Additions this year:
- One pallet of EP Henry angled retaining wall stones which equals 120 bricks or 3240 pounds.
- One pallet of EP Henry straight retaining wall stones which equals 120 bricks or 3480 pounds.
- 3 cubic yards of topsoil.
After a very cold winter with record amounts of snow, we discovered that many plants did not survive and there was a lot of clean-up work to do. The first train finally ran on April 4th after repairing some sections of track destroyed by those dastardly deer that seem to want to step on the track. This section is repaired and ready to be re-installed. This was a good time to fix some of the earliest roadbed work to get things leveled again and fix some early mistakes. This section of track was one of the first set down in 2004, so my technique for installing roadbed got better over the next few years. It made sense to apply some of the newer knowledge to the older sections of the railroad.

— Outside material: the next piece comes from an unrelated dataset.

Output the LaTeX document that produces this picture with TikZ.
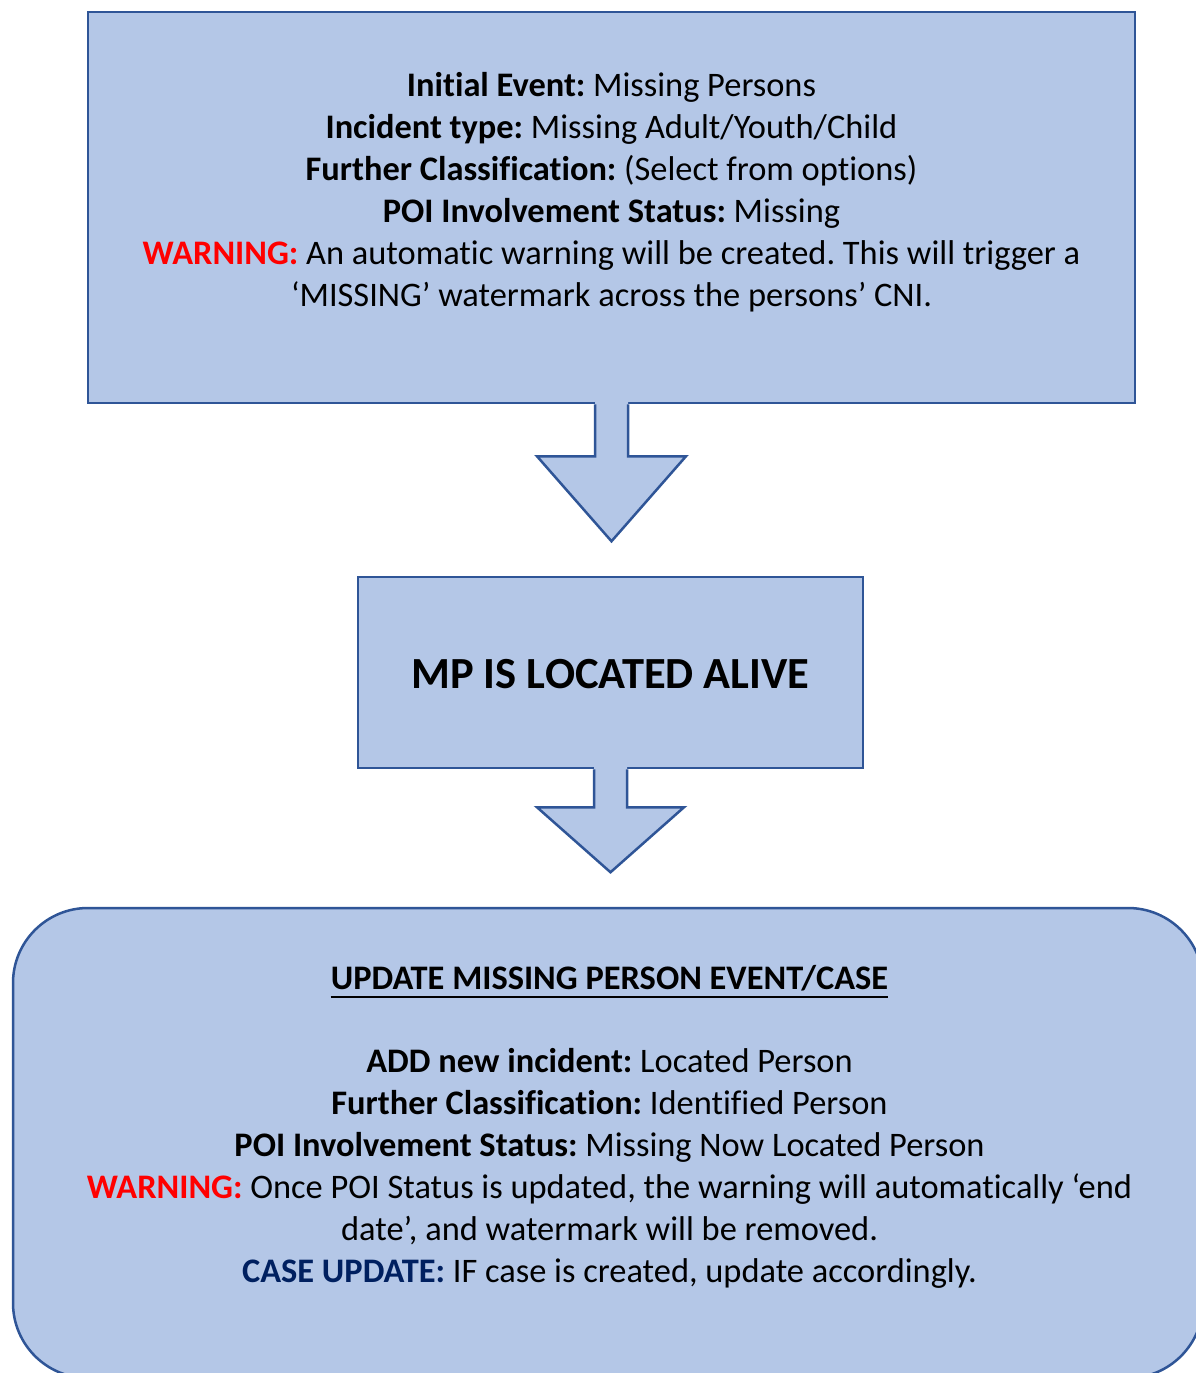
\documentclass[tikz,border=0pt]{standalone}
\usepackage{fontspec}
\setmainfont[Ligatures={NoCommon}]{Carlito}
\usetikzlibrary{calc}
\definecolor{boxfill}{HTML}{B4C7E7}
\definecolor{boxline}{HTML}{2F5597}
\definecolor{warnred}{HTML}{FF0000}
\definecolor{casenavy}{HTML}{002060}
\frenchspacing
\begin{document}
\begin{tikzpicture}[x=1pt,y=-1pt,
  box/.style={draw=boxline, fill=boxfill, line width=2.5pt, inner sep=0pt},
  txt/.style={align=center, inner sep=0pt, font=\fontsize{34.4}{42}\selectfont},
  bigtxt/.style={align=center, inner sep=0pt, font=\fontsize{44.5}{52}\selectfont\bfseries},
  arrline/.style={draw=boxline, line width=2.5pt, line join=miter}]
\useasboundingbox (0,0) rectangle (1196,1373);
\clip (0,0) rectangle (1196,1373);
\fill[white] (0,0) rectangle (1196,1373);

% top box
\node[box, minimum width=1047pt, minimum height=391pt] (top) at (611.5,207.5) {};
\node[txt] (toptext) at (611.5,192) {%
\textbf{Initial Event:} Missing Persons\\
\textbf{Incident type:} Missing Adult/Youth/Child\\
\textbf{Further Classification:} (Select from options)\\
\textbf{POI Involvement Status:} Missing\\
\textcolor{warnred}{\textbf{WARNING:}} An automatic warning will be created. This will trigger a\\
‘MISSING’ watermark across the persons’ CNI.};

% middle box
\node[box, minimum width=505pt, minimum height=191pt] (mid) at (610.5,672.5) {};
\node[bigtxt] (midtext) at (610.5,674) {MP IS LOCATED ALIVE};

% bottom box
\node[box, rounded corners=75pt, minimum width=1190pt, minimum height=470pt] (bot) at (608,1143) {};
\node[txt] (bottitle) at (609.5,978) {\textbf{UPDATE MISSING PERSON EVENT/CASE}};
\draw[line width=2.2pt, black] ($(bottitle.south west)+(0,6)$) -- ($(bottitle.south east)+(0,6)$);
\node[txt] (bottext) at (609.5,1168) {%
\textbf{ADD new incident:} Located Person\\
\textbf{Further Classification:} Identified Person\\
\textbf{POI Involvement Status:} Missing Now Located Person\\
\textcolor{warnred}{\textbf{WARNING:}} Once POI Status is updated, the warning will automatically ‘end\\
date’, and watermark will be removed.\\
\textcolor{casenavy}{\textbf{CASE UPDATE:}} IF case is created, update accordingly.};

% arrow 1
\begin{scope}[shift={(top.south)}]
\fill[boxfill] (-16.5,-3) -- (-16.5,52) -- (-74.5,52) -- (0,137) -- (74.5,52) -- (16.5,52) -- (16.5,-3) -- cycle;
\draw[arrline] (-16.5,0) -- (-16.5,52) -- (-74.5,52) -- (0,137) -- (74.5,52) -- (16.5,52) -- (16.5,0);
\end{scope}

% arrow 2
\begin{scope}[shift={(mid.south)}]
\fill[boxfill] (-16.5,-3) -- (-16.5,38) -- (-73.5,38) -- (0,103) -- (73.5,38) -- (16.5,38) -- (16.5,-3) -- cycle;
\draw[arrline] (-16.5,0) -- (-16.5,38) -- (-73.5,38) -- (0,103) -- (73.5,38) -- (16.5,38) -- (16.5,0);
\end{scope}
\end{tikzpicture}
\end{document}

Two more pallets of EP Henry bricks arrived, hopefully the last two I’ll need for this project. My goal is to finish all the walls before turning 48 later this year and there’s no reason why that can’t be accomplished. Along with the bricks came another 3 cubic yards of topsoil which quickly went into connecting two other areas near the water garden and the main bridge. This area will eventually have some trackside industries. Note that the closest siding needs another 6’ of track installed still. Sunset Valley track doesn’t come cheap.

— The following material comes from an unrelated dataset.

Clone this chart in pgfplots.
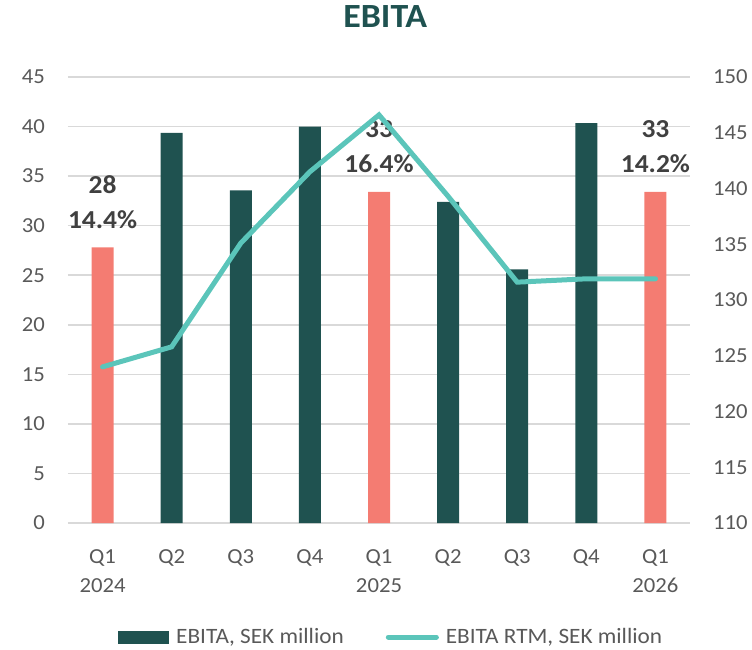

The water garden had several fish last year, but I caught a blue heron gulping them down during the winter, so we’ll have to visit a local store and get some more fish. The frogs serenade us each night with very loud noises, loud enough that it’s not fun to sit outside by the garden when they are at their loudest. Jason and Megan got to work on the Children’s Garden, which is a small triangular area where they pick the plants, do the planting and weeding, and generally care for everything. Mom sprays stuff to keep the deer away, and Dad’s watering system automatically keeps the plants watered.